Vor vier Jahren wurde die Seleção von gnadenlos effizienten Belgiern 2:1 besiegt. Aus der Traum im Viertelfinale. Die erste Niederlage in einem Pflichtspiel unter Teamchef Adenor Leonardo Bachi, genannt Tite, war kein Entlassungsgrund, der "Professor" gerufene Tite durfte bleiben - und führt das Land nun ein letztes Mal zu einer Endrunde. Der Rücktritt des 60-Jährigen nach der WM steht bereits fest. Geht es nach 215 Millionen freudig-ekstatischen Brasilianern, wird er dies als Weltmeister tun.
Ungeschlagen in der WM-Qualifikation
In 50 Länderspielen (inkl. Testspielen), die Brasilien seit dem letzten WM-Spiel verbrachte, kamen nur zwei weitere Niederlagen dazu. Zweimal war Argentinien (Superclasico 2019, Copa America 2021) besser. Die 18 Spiele umfassende WM-Qualifikation beendete Brasilien ungeschlagen als Erster, also vor dem genannten Erzrivalen. Der Punkteschnitt unter Tite ist jenseits von 2,40.
Es braucht (fast) schon WM-Spiele, um Brasilien verlieren zu sehen: 2006: 0:1 gegen Frankreich im Viertelfinale; 2010: 1:2 gegen die Niederlande; Heimturnier 2014: das Trauma, Mineiraço, 1:7 im Halbfinale gegen Deutschland; 2018: 26:8 Torschüsse gegen Belgien reichen nicht. Seit Rivaldo und Ronaldo 2002 in Yokohama Oliver Kahn und Deutschland düpierten, und damit der Nation den fünften Titel nach 1958/Schweden, 1962/Chile, 1970/Mexiko und 1994/USA schenkten, schlugen die Europäer vierfach zurück.
Die diesjährige Gruppe mit den Gegnern Serbien, Schweiz und Kamerun ist tückisch, darf aber für Brasilien kein Stolperstein sein. Nach über sechs Jahren unter Tite sollten die speziellen, aber sensiblen Ballkünstler wissen, was von ihnen verlangt wird. Der Trainer selbst kann auf eine erfahrene Defensive und überbordendes Offensivtalent zurückgreifen.
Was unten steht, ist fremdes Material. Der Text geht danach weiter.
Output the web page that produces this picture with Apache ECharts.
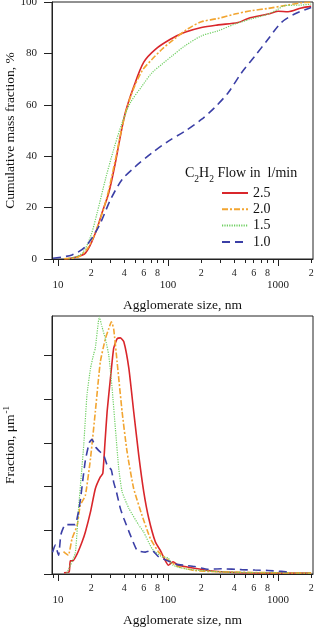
<!DOCTYPE html>
<html>
<head>
<meta charset="utf-8">
<script src="https://cdn.jsdelivr.net/npm/echarts@6/dist/echarts.min.js"></script>
<style>
html, body { margin: 0; padding: 0; background: #fff; }
#chart { width: 318px; height: 628px; }
</style>
</head>
<body>
<div id="chart"></div>
<script>
// flow rates (l/min) used as series names
let flows = ['2.5', '2.0', '1.5', '1.0'];

// cumulative mass fraction (%) vs agglomerate size (nm)
let cumSize25 = [11.5, 13.4, 17.7, 21.8, 25.1, 28.9, 33.2, 36.8, 40.9, 48.7, 60.1, 76.7, 105, 142, 201, 285, 433, 534, 811, 1000, 1233, 1630, 2000];
let cum25 = [0, 0.4, 2.3, 10, 18, 25.8, 37.5, 47.7, 57, 67, 76.6, 81.6, 85.5, 88.2, 90.1, 91.1, 92, 93.6, 95.3, 96.4, 96.2, 97.7, 98.3];
let cumSize20 = [11.3, 15.4, 19.0, 23.4, 27.9, 33.2, 39.6, 47, 58, 71.5, 88, 108.6, 152, 201, 285, 404, 571, 811, 1150, 1630, 2000];
let cum20 = [0.1, 0.9, 4.8, 13.9, 24.3, 38.7, 54.3, 64.7, 73.2, 77.7, 81.6, 84.9, 89.6, 92.3, 93.6, 95.3, 96.6, 97.5, 98.6, 99.7, 99.9];
let cumSize15 = [12.5, 16.5, 19.7, 22.6, 26.9, 32, 38.2, 45.4, 58, 71.5, 88, 108.6, 142, 201, 285, 404, 571, 811, 1000, 1150, 1630, 2000];
let cum15 = [0.1, 2.2, 8.7, 17.8, 30.9, 42.6, 53, 60.8, 67.3, 72.5, 75.8, 79, 82.9, 86.8, 88.8, 91.4, 93.4, 95.3, 97.2, 98.6, 98.8, 99.2];
let cumSize10 = [9.0, 13.4, 17.7, 23.4, 29.9, 38.2, 50.5, 71.5, 100, 142, 201, 265, 352, 466, 617, 811, 1070, 1415, 2000];
let cum10 = [0.3, 1.6, 4.8, 12.6, 23, 30.9, 36, 41.3, 45.8, 49.7, 54.3, 58.9, 64.7, 72.5, 79, 85.5, 92, 95.3, 97.9];

// size distribution (1/um) vs agglomerate size (nm)
let fracSize25 = [11.3, 12.6, 12.9, 13.6, 14.9, 16.5, 17.7, 19.7, 21.8, 24.2, 25.5, 26.6, 27.9, 29.9, 32, 34.4, 36.8, 39.6, 44, 48.7, 54.1, 60.1, 66.8, 76.7, 84.5, 93.9, 100.6, 111, 123, 142, 174, 231, 306, 466, 811, 2000];
let frac25 = [0.03, 0.05, 0.3, 0.3, 0.46, 0.73, 0.96, 1.42, 1.95, 2.22, 2.3, 2.95, 3.71, 4.47, 5.16, 5.38, 5.40, 5.31, 4.70, 3.71, 2.72, 1.88, 1.27, 0.73, 0.55, 0.32, 0.2, 0.28, 0.2, 0.17, 0.13, 0.08, 0.05, 0.03, 0.02, 0.02];
let fracSize20 = [11.2, 11.7, 12.4, 13.4, 14.9, 15.9, 17.7, 19.7, 21.8, 24.2, 26.9, 28.9, 30.5, 32, 34.4, 38.2, 42.4, 48.7, 58, 69, 82.3, 101, 123, 174, 285, 811, 2000];
let frac20 = [0.51, 0.47, 0.43, 0.81, 1.11, 1.57, 1.8, 2.64, 3.71, 4.85, 5.38, 5.61, 5.77, 5.61, 4.85, 3.71, 2.79, 1.95, 1.34, 0.81, 0.5, 0.31, 0.17, 0.08, 0.05, 0.03, 0.02];
let fracSize15 = [12.0, 14.3, 15.3, 16.4, 17.1, 18.3, 19.7, 21.1, 21.8, 23.7, 25.1, 26.9, 28.9, 31, 33.2, 35.6, 38.2, 44, 54.1, 60, 71.5, 88, 100, 111, 142, 200, 300, 600, 2000];
let frac15 = [0.02, 0.47, 1.46, 2.38, 2.95, 4.09, 4.70, 5.04, 5.16, 5.88, 5.65, 5.38, 5.0, 4.24, 3.32, 2.41, 1.88, 1.5, 1.12, 0.96, 0.58, 0.39, 0.37, 0.2, 0.12, 0.08, 0.05, 0.03, 0.02];
let fracSize10 = [8.9, 9.4, 10.1, 10.6, 11.6, 12.9, 14.3, 15.3, 16.0, 16.5, 17.7, 19.2, 20.3, 22.0, 24.2, 26.0, 27.9, 30.5, 32, 33.9, 36.8, 39.6, 45.4, 52.3, 62.2, 71.5, 82.3, 97.8, 120, 142, 174, 231, 306, 466, 617, 811, 1070, 1300];
let frac10 = [0.50, 0.66, 0.43, 0.90, 1.13, 1.13, 1.13, 1.42, 1.72, 2.0, 2.6, 3.0, 3.08, 2.9, 2.79, 2.72, 2.49, 2.38, 2.1, 1.88, 1.5, 1.27, 0.89, 0.54, 0.50, 0.54, 0.39, 0.31, 0.22, 0.2, 0.17, 0.11, 0.12, 0.1, 0.09, 0.08, 0.06, 0.04];

// x axis ticks (nm)
let minorTicks = [9, 20, 30, 40, 50, 60, 70, 80, 90, 200, 300, 400, 500, 600, 700, 800, 900, 2000];
let digitLabels = [20, 40, 60, 80, 200, 400, 600, 800, 2000];
let decadeTicks = [10, 100, 1000];
let cumTicks = [0, 20, 40, 60, 80, 100];
let fracTicks = [0, 1, 2, 3, 4, 5];

let font = 'Liberation Serif';
let xMin = Math.log10(8.8), xMax = 3.318;
let lg = v => Math.log10(v);
function pairs(xs, ys) { return xs.map((x, i) => [lg(x), ys[i]]); }

let styles = [
    { color: '#d9262b', width: 1.6, type: 'solid' },
    { color: '#f2a531', width: 1.6, type: [6, 2, 2, 2] },
    { color: '#6fcf62', width: 1.2, type: [1.2, 1.2] },
    { color: '#3b3fa6', width: 1.6, type: [8, 5] }
];

function xAxes(g) {
    let base = { type: 'value', gridIndex: g, min: xMin, max: xMax, position: 'bottom', splitLine: { show: false } };
    return [
        Object.assign({}, base, {
            name: 'Agglomerate size, nm', nameLocation: 'middle', nameGap: 39, nameMoveOverlap: false,
            nameTextStyle: { fontFamily: font, fontSize: 13.5, color: '#111' },
            axisLine: { show: true, lineStyle: { color: '#222', width: 1 } },
            axisTick: { show: true, length: 4, customValues: minorTicks.map(lg), lineStyle: { color: '#222' } },
            axisLabel: { customValues: digitLabels.map(lg), margin: 9, fontFamily: font, fontSize: 10, color: '#222',
                formatter: v => String(Math.round(Math.pow(10, v))).charAt(0) }
        }),
        Object.assign({}, base, {
            axisLine: { show: false },
            axisTick: { show: true, length: 7, customValues: decadeTicks.map(lg), lineStyle: { color: '#222' } },
            axisLabel: { customValues: decadeTicks.map(lg), margin: 21, fontFamily: font, fontSize: 11, color: '#222',
                formatter: v => String(Math.round(Math.pow(10, v))) }
        })
    ];
}

function series(list, g) {
    return list.map((s, i) => ({
        name: flows[i], type: 'line', xAxisIndex: g * 2, yAxisIndex: g,
        data: s, symbol: 'none', smooth: g === 0 ? 0.3 : 0.15,
        lineStyle: styles[i], itemStyle: { color: styles[i].color }
    }));
}

let chart = echarts.init(document.getElementById('chart'));
chart.setOption({
    animation: false,
    textStyle: { fontFamily: font },
    title: {
        text: '{t|C}{s|2}{t|H}{s|2}{t| Flow in  l/min}',
        left: 185, top: 166, padding: 0,
        textStyle: { fontWeight: 'normal', rich: {
            t: { fontFamily: font, fontSize: 14, fontWeight: 'normal', color: '#111', lineHeight: 15, verticalAlign: 'top' },
            s: { fontFamily: font, fontSize: 9.5, fontWeight: 'normal', color: '#111', lineHeight: 9, verticalAlign: 'top', padding: [8, 0, 0, 0] }
        } }
    },
    legend: {
        data: flows, orient: 'vertical', left: 221, top: 186, padding: 0,
        itemWidth: 26, itemHeight: 10, itemGap: 2.3,
        itemStyle: { opacity: 0 },
        textStyle: { fontFamily: font, fontSize: 14, color: '#111', lineHeight: 14 }
    },
    grid: [
        { left: 52, right: 5, top: 2, height: 257, outerBoundsMode: 'none', containLabel: false,
          show: true, borderColor: '#222', borderWidth: 1 },
        { left: 52, right: 5, top: 316, height: 258, outerBoundsMode: 'none', containLabel: false,
          show: true, borderColor: '#222', borderWidth: 1 }
    ],
    xAxis: xAxes(0).concat(xAxes(1)),
    yAxis: [
        { type: 'value', gridIndex: 0, min: 0, max: 100, interval: 20,
          name: 'Cumulative mass fraction, %', nameLocation: 'middle', nameGap: 35, nameMoveOverlap: false,
          nameTextStyle: { fontFamily: font, fontSize: 13.5, color: '#111' },
          axisLine: { show: true, lineStyle: { color: '#222' } },
          axisTick: { show: true, length: 8, customValues: cumTicks, lineStyle: { color: '#222' } },
          axisLabel: { customValues: cumTicks, margin: 15, fontFamily: font, fontSize: 11, color: '#222' },
          splitLine: { show: false } },
        { type: 'value', gridIndex: 1, min: 0, max: 5.9,
          name: '{n|Fraction, μm}{p|-1}', nameLocation: 'middle', nameGap: 35, nameMoveOverlap: false,
          nameTextStyle: { rich: {
              n: { fontFamily: font, fontSize: 13.5, color: '#111', lineHeight: 15, verticalAlign: 'bottom' },
              p: { fontFamily: font, fontSize: 9, color: '#111', lineHeight: 9, verticalAlign: 'bottom', padding: [0, 0, 6, 1] }
          } },
          axisLine: { show: true, lineStyle: { color: '#222' } },
          axisTick: { show: true, length: 8, customValues: fracTicks, lineStyle: { color: '#222' } },
          axisLabel: { show: false },
          splitLine: { show: false } }
    ],
    series: series([pairs(cumSize25, cum25), pairs(cumSize20, cum20), pairs(cumSize15, cum15), pairs(cumSize10, cum10)], 0)
        .concat(series([pairs(fracSize25, frac25), pairs(fracSize20, frac20), pairs(fracSize15, frac15), pairs(fracSize10, frac10)], 1))
});
</script>
</body>
</html>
Neymar als dominante Figur
Die dominante Figur ist noch immer der inzwischen 30 Jahre alte Neymar. Im Trikot der Neureichen von Paris Saint-Germain tritt er seit Wochen, wenn nicht Monaten, brillant auf. Er hat in dieser Saison für PSG in 20 Pflichtspielen 15 Treffer erzielt und 12 Torvorlagen gegeben. Traditionell treffsicher ist der filigrane Dribblanski im Teamtrikot: Mit 75 Toren in 121 Länderspielen hat er bald den dreifachen Weltmeister Pelé eingeholt (77 Tore).
Vielleicht gerade weil Tite in der Heimat seit Jahren in der Kritik steht, sein Team zu defensiv aufzustellen, nimmt er gleich neun Stürmer von internationaler Klasse mit. Selbst da konnte sich der Teamchef den Luxus leisten, Liverpool-Routinier Roberto Firmino daheim zu lassen. Neben Neymar stehen die jungen Real-Madrid-Torgaranten Vinicius Junior und Rodrygo, Gabriel Jesus und Gabriel Martinelli vom Premier-League-Leader Arsenal, Richarlison (Tottenham), Raphinha (Barcelona), Antony (Manchester United) und Pedro (Flamengo) im Kader.
Eine erfahrene Defensive soll den Ballartisten den Rücken freihalten. Mit Casemiro (ManUnited) und Fabinho (Liverpool) sind bekannte Abfangjäger im Mittelfeld dabei. Eine Etappe dahinter dirigiert Marquinhos (PSG) die Abwehr mit der Reife eines 28-Jährigen, zumeist unterstützt vom ewig jungen Thiago Silva (38/Chelsea) oder Eder Militao, der Nebenmann von David Alaba bei Real Madrid. Altmeister Daniel Alves (39) dürfte seine Erfahrung zumindest abseits des Platzes einbringen. Auf der Tormann-Position lautet die Frage Manchester City oder Liverpool, Ederson oder Alisson.